OSC adopts Policy 51-604 Defence for Misrepresentations in FLI

The OSC has adopted OSC Policy 51-604 Defence for Misrepresentations in Forward-Looking Information.  The purpose of this Policy is to outline the OSC’s views on some of the policy considerations underlying the defence for misrepresentations in forward-looking information contained in an issuer’s disclosure. The Policy explains how the OSC approaches the interpretation of certain aspects of the defence, including: (i) the “proximate” requirement; (ii) the required content of applicable risk factor and assumption disclosure; (iii) the “reasonable basis” requirement; and (iv)  the operation of the defence with respect to oral statements containing forward-looking information.
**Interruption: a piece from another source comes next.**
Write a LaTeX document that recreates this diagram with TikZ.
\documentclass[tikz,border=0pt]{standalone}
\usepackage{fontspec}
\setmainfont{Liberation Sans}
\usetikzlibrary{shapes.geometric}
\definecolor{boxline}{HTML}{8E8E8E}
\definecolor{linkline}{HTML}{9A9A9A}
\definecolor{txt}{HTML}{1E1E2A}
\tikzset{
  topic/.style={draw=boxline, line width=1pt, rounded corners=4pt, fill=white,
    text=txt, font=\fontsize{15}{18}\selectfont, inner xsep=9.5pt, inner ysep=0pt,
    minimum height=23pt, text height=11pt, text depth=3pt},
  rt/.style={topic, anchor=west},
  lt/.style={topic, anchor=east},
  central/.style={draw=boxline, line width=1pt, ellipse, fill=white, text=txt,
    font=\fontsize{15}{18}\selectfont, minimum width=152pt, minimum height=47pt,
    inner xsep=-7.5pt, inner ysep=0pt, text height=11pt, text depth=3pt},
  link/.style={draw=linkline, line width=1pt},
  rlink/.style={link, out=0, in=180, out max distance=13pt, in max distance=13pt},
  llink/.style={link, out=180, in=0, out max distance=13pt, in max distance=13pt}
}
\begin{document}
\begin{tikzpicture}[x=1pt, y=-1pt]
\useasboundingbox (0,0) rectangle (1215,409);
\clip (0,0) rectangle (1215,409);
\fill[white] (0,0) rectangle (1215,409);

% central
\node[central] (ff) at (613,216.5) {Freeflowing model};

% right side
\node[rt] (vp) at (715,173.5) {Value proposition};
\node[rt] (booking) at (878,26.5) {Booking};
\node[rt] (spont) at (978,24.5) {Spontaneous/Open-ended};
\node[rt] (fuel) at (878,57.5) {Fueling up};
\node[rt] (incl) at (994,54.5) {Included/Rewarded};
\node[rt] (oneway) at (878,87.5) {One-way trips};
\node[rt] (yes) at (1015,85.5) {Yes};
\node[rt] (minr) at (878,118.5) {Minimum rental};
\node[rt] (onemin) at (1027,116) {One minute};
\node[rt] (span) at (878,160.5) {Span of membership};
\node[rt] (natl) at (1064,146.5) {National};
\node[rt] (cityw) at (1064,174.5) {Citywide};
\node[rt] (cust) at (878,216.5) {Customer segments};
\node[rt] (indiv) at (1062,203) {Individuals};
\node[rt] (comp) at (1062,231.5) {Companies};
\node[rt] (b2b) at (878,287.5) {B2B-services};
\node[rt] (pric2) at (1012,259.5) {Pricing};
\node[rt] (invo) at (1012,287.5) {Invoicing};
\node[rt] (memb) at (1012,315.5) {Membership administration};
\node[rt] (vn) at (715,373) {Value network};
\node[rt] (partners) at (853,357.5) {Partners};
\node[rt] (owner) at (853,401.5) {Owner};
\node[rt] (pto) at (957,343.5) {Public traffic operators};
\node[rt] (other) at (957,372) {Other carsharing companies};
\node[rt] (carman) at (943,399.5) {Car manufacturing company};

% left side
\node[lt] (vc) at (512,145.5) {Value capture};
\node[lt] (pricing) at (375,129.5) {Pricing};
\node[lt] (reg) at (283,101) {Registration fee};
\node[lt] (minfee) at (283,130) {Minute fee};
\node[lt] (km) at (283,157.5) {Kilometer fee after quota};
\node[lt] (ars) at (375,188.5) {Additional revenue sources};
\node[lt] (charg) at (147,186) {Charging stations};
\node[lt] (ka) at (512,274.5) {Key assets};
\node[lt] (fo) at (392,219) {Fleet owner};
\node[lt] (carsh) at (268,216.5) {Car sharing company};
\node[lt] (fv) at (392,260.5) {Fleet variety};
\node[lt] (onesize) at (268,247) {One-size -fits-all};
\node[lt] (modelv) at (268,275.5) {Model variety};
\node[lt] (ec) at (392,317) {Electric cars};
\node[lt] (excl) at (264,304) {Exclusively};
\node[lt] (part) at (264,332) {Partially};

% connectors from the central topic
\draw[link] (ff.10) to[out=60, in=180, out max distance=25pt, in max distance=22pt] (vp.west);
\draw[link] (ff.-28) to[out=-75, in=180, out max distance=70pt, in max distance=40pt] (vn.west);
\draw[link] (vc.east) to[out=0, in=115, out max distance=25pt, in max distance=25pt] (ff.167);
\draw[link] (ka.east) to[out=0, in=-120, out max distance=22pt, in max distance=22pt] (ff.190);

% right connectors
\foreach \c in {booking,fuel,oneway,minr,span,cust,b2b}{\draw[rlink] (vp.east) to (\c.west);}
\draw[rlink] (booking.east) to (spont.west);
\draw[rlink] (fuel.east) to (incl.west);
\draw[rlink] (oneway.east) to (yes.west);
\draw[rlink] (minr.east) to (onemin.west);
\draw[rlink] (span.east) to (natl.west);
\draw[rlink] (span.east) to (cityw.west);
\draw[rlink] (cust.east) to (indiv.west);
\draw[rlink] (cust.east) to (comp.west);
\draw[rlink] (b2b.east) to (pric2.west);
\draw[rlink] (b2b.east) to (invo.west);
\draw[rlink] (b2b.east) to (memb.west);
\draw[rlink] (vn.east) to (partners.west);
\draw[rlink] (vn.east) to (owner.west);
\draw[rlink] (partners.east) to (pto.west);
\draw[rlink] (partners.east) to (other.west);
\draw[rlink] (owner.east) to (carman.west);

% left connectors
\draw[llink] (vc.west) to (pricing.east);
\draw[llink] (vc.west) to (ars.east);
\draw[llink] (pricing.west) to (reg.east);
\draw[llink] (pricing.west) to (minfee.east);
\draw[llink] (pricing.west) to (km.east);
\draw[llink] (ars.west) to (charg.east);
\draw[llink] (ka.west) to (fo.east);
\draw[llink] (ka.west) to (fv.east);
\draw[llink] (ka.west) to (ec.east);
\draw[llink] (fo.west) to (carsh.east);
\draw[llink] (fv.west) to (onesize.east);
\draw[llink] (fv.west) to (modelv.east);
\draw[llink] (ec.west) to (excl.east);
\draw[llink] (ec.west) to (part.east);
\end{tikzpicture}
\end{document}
For a more detailed analysis of the original proposal on which the Policy is based, see our update of June 2006.

SEC extends prohibition of short selling financial institutions

The SEC announced yesterday that it was extending the Emergency Order of September 18 prohibiting the short selling of financial institutions. The Order was set to end at the end of the day on October 2nd, but considering the current state of the market, the SEC decided to extend the Order until the earlier of either the President's signing of the market "bailout" bill or 11:59 p.m. on October 17th, 2008.
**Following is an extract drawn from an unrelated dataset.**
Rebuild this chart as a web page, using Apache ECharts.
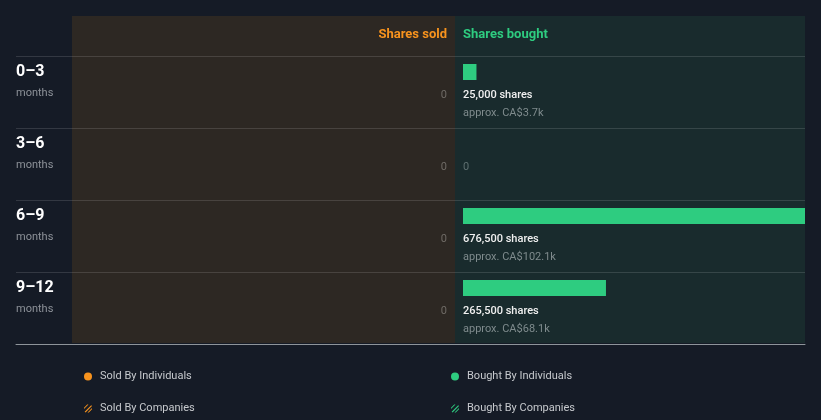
<!DOCTYPE html>
<html><head><meta charset="utf-8">
<script src="https://cdn.jsdelivr.net/npm/echarts@6/dist/echarts.min.js"></script>
<style>html,body{margin:0;padding:0;background:#151b26}#c{width:821px;height:420px}</style>
</head><body><div id="c"></div>
<script>
// ---- data ----
const categories = ['0–3', '3–6', '6–9', '9–12'];
const categoryUnit = 'months';
const soldShares = [0, 0, 0, 0];
const boughtShares = [25000, 0, 676500, 265500];
const boughtValueK = [3.7, 0, 102.1, 68.1]; // CA$ thousands
const headers = ['Shares sold', 'Shares bought'];
const legendSold = ['Sold By Individuals', 'Sold By Companies'];
const legendBought = ['Bought By Individuals', 'Bought By Companies'];
const axisMax = 650000;

const ORANGE = '#f7931e', GREEN = '#2ecc80';
const FONT = 'Roboto, "Noto Sans", sans-serif';
const SPLIT = 'rgba(255,255,255,0.13)';
const hatch = 'path://M0 4 L4 0 L5.6 0 L0 5.6 Z M0.8 9 L9 0.8 L10 2 L2 10 Z M4.4 10 L10 4.4 L10 6 L6 10 Z';

const chart = echarts.init(document.getElementById('c'), null, {renderer: 'canvas'});

function yAx(gi) {
  return {
    type: 'category', gridIndex: gi, data: categories, inverse: true,
    axisLine: {show: false}, axisTick: {show: false}, axisLabel: {show: false},
    splitLine: {show: true, lineStyle: {color: SPLIT, width: 1}}
  };
}
function xAx(gi, inverse) {
  return {
    type: 'value', gridIndex: gi, min: 0, max: axisMax, inverse: !!inverse,
    axisLine: {show: true, onZero: false, lineStyle: {color: '#8e949a', width: 1}},
    axisTick: {show: false}, axisLabel: {show: false}, splitLine: {show: false}
  };
}
function leg(name, icon, left, top) {
  return {
    data: [{name: name, icon: icon}], left: left, top: top, padding: 0, itemWidth: 8, itemHeight: 8,
    selectedMode: false,
    textStyle: {color: '#c6c9cd', fontSize: 11, fontFamily: FONT, padding: [0, 0, 0, 3]}
  };
}

const rowData = categories.map((c, i) => [0, i]);
const soldData = soldShares.map((v, i) => [v, i]);
const boughtData = boughtShares.map((v, i) => [v, i, boughtValueK[i]]);

const option = {
  backgroundColor: '#151b26',
  animation: false,
  textStyle: {fontFamily: FONT},
  grid: [
    {left: 16, top: 56, width: 56, height: 288},
    {left: 72, top: 56, width: 383, height: 288},
    {left: 455, top: 56, width: 350, height: 288}
  ],
  xAxis: [xAx(0), xAx(1, true), xAx(2)],
  yAxis: [yAx(0), yAx(1), yAx(2)],
  graphic: [
    {type: 'rect', z: -10, shape: {x: 72, y: 16, width: 383, height: 327}, style: {fill: '#2d2823'}},
    {type: 'rect', z: -10, shape: {x: 455, y: 16, width: 350, height: 327}, style: {fill: '#192b2d'}},
    {type: 'text', x: 447, y: 35, style: {text: headers[0], fill: ORANGE, font: 'bold 13px ' + FONT, textAlign: 'right', textVerticalAlign: 'middle'}},
    {type: 'text', x: 463, y: 35, style: {text: headers[1], fill: GREEN, font: 'bold 13px ' + FONT, textAlign: 'left', textVerticalAlign: 'middle'}}
  ],
  legend: [
    leg(legendSold[0], 'circle', 84, 371),
    leg(legendSold[1], hatch, 84, 403),
    leg(legendBought[0], 'circle', 451, 371),
    leg(legendBought[1], hatch, 451, 403)
  ],
  series: [
    {
      type: 'custom', name: 'rowLabels', xAxisIndex: 0, yAxisIndex: 0, data: rowData,
      encode: {x: 0, y: 1}, silent: true,
      renderItem: function (params, api) {
        const i = api.value(1);
        const c = api.coord([0, i]);
        const band = api.size([0, 1])[1];
        const top = c[1] - band / 2;
        const x = params.coordSys.x;
        return {type: 'group', children: [
          {type: 'text', style: {x: x, y: top + 16, text: categories[i], fill: '#ffffff', font: 'bold 16px ' + FONT, textVerticalAlign: 'middle'}},
          {type: 'text', style: {x: x, y: top + 37, text: categoryUnit, fill: '#8d9299', font: '11px ' + FONT, textVerticalAlign: 'middle'}}
        ]};
      }
    },
    {
      type: 'custom', name: legendSold[0], xAxisIndex: 1, yAxisIndex: 1, data: soldData,
      encode: {x: 0, y: 1}, itemStyle: {color: ORANGE}, silent: true,
      renderItem: function (params, api) {
        const v = api.value(0), i = api.value(1);
        const base = api.coord([0, i]);
        const end = api.coord([v, i]);
        const band = api.size([0, 1])[1];
        const top = base[1] - band / 2;
        const x0 = base[0] - 8;
        const children = [];
        if (v > 0) {
          children.push({type: 'rect', shape: {x: x0 - (base[0] - end[0]), y: top + 8, width: base[0] - end[0], height: 16}, style: {fill: ORANGE}});
        }
        children.push({type: 'text', style: {x: x0, y: top + 39, text: v > 0 ? v.toLocaleString('en-US') + ' shares' : '0', fill: '#6f6b66', font: '11px ' + FONT, textAlign: 'right', textVerticalAlign: 'middle'}});
        return {type: 'group', children: children};
      }
    },
    {
      type: 'custom', name: legendBought[0], xAxisIndex: 2, yAxisIndex: 2, data: boughtData,
      encode: {x: 0, y: 1}, itemStyle: {color: GREEN}, silent: true,
      renderItem: function (params, api) {
        const v = api.value(0), i = api.value(1), k = api.value(2);
        const base = api.coord([0, i]);
        const end = api.coord([v, i]);
        const band = api.size([0, 1])[1];
        const top = base[1] - band / 2;
        const x0 = base[0] + 8;
        const right = params.coordSys.x + params.coordSys.width;
        const children = [];
        if (v > 0) {
          const w = Math.min(end[0] - base[0], right - x0);
          children.push({type: 'rect', shape: {x: x0, y: top + 8, width: w, height: 16}, style: {fill: GREEN}});
          children.push({type: 'text', style: {x: x0, y: top + 39, text: v.toLocaleString('en-US') + ' shares', fill: '#f0f0f0', font: '500 11px ' + FONT, textVerticalAlign: 'middle'}});
          children.push({type: 'text', style: {x: x0, y: top + 57, text: 'approx. CA$' + k + 'k', fill: '#7f8b8d', font: '11px ' + FONT, textVerticalAlign: 'middle'}});
        } else {
          children.push({type: 'text', style: {x: x0, y: top + 39, text: '0', fill: '#5f6f70', font: '11px ' + FONT, textVerticalAlign: 'middle'}});
        }
        return {type: 'group', children: children};
      }
    },
    {type: 'custom', name: legendSold[1], xAxisIndex: 1, yAxisIndex: 1, data: [], itemStyle: {color: ORANGE}, renderItem: function () { return null; }},
    {type: 'custom', name: legendBought[1], xAxisIndex: 2, yAxisIndex: 2, data: [], itemStyle: {color: GREEN}, renderItem: function () { return null; }}
  ]
};
chart.setOption(option);
</script></body></html>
SEC extends Order prohibiting naked short selling

The SEC has also extended its Emergency Order of September 17, 2008, which banned "naked" short selling. The Order was set to expire at the end of day October 1, but has now been extended to 11:59 p.m. on October 17, 2008. In the press release accompanying the extension Order, the SEC also communicated that the temporary reporting requirements regarding new short sales and the penalties for violations will extend beyond the above date in the form of an interim final rule.

SEC extends share repurchase Order

On October 1, the SEC announced that it is extending its Emergency Order of September 18 temporarily broadening the safe harbour from liability for issuers repurchasing securities. The extended Order will now terminate at 11:59 p.m. on October 17, 2008.

Update: The TSX has taken a similar course of action, extending its previous notice to October 17.

IIROC publishes notice on IFRS

On September 30, IIROC published a notice setting out its position and providing guidance to its Dealer Members regarding the adoption of IFRS. As they are considered to be "publicly accountable enterprises", Dealer Members will also be subject to  the Canadian Accounting Standards Board's decision to move from Canadian GAAP to IFRS as of January 1, 2011.  This notice sets out IIROC's views on some of the transition issues raised by the move to IFRS for Dealer Members, including  IIROC's decision not to permit early adoption prior to January 1, 2011.  The notice also reminds Dealer Members that they are required to conduct their own firm-specific impact assessments and conversion planning (which may require the input of outside expertise), and that they will be required to submit progress reports on their conversion plans, with the first report to be due by April 1, 2009.  While the conversion date is January 1, 2011, as set out in the notice, Dealer Members will need to start planning for and implementing necessary changes well prior to 2011, including running parallel IFRS-based accounting records for up to a year prior to conversion.  Some of the critical and regulatory reporting dates are also set out in the notice.